The standard procedure provides as follows:

  • Employee writes to employer setting out the employee’s grievance

  • Employer invites the employee to a meeting to discuss the grievance

  • Before this meeting the employee must inform the employer of “the basis” for the grievance

  • Employer must be given a reasonable opportunity to consider his response in advance of the meeting

  • Employee must take all reasonable steps to attend the meeting

  • Employee must be told of the employer’s decision after the meeting and be told of his right of appeal

  • If the employee wishes to appeal he must tell the employer and the employer must invite the employee to attend a further meeting

  • Employer must inform the employee of his final decision after the appeal meeting
  • The wording of the new law and the obligations on both the employer and the employee are similar for both the dismissal/disciplinary and the grievance procedures.

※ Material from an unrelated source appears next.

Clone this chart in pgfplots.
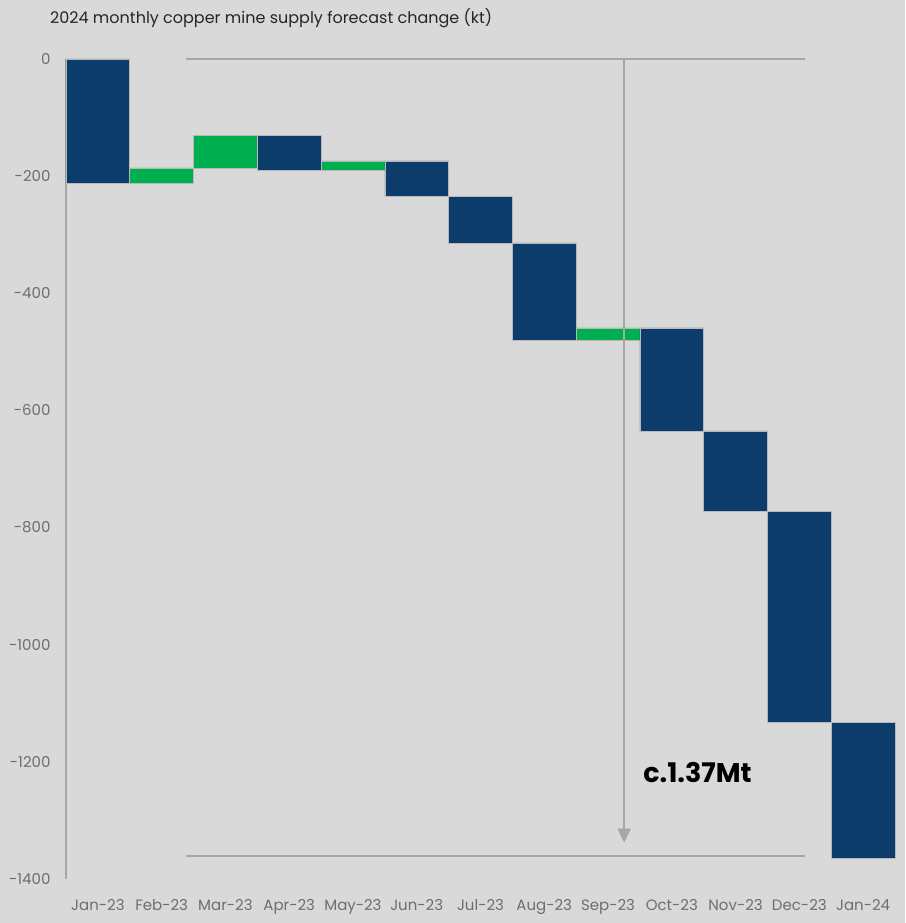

    Similarly, there is scope for an increase or decrease in any compensation award by up to 50% depending on whether the employer or employee follows the prescribed grievance procedures. Importantly however, in most cases, if the employee fails to use the procedure he will be prevented from bringing an employment tribunal claim in the first place. This is a sea change from the current law. Only time will tell whether employees are up to speed with their new legal obligations by the time the new law is introduced.

    For employers who have detailed disciplinary, dismissal and grievance procedures already the new laws may seem like nothing to worry about. The financial consequences for the employer in getting it wrong are, however, steep – up to a 50% increase in the compensation award.

    It is also fair to say that the devil is in the detail of the new law! Employment lawyers and HR professionals alike have been pouring over the new legislation in advance of 1 October and have discovered a number of loopholes and unanswered questions which are likely to lead to litigation to resolve. The message is therefore clear – follow the new prescribed procedures “to a T” and seek professional advice if you are unsure!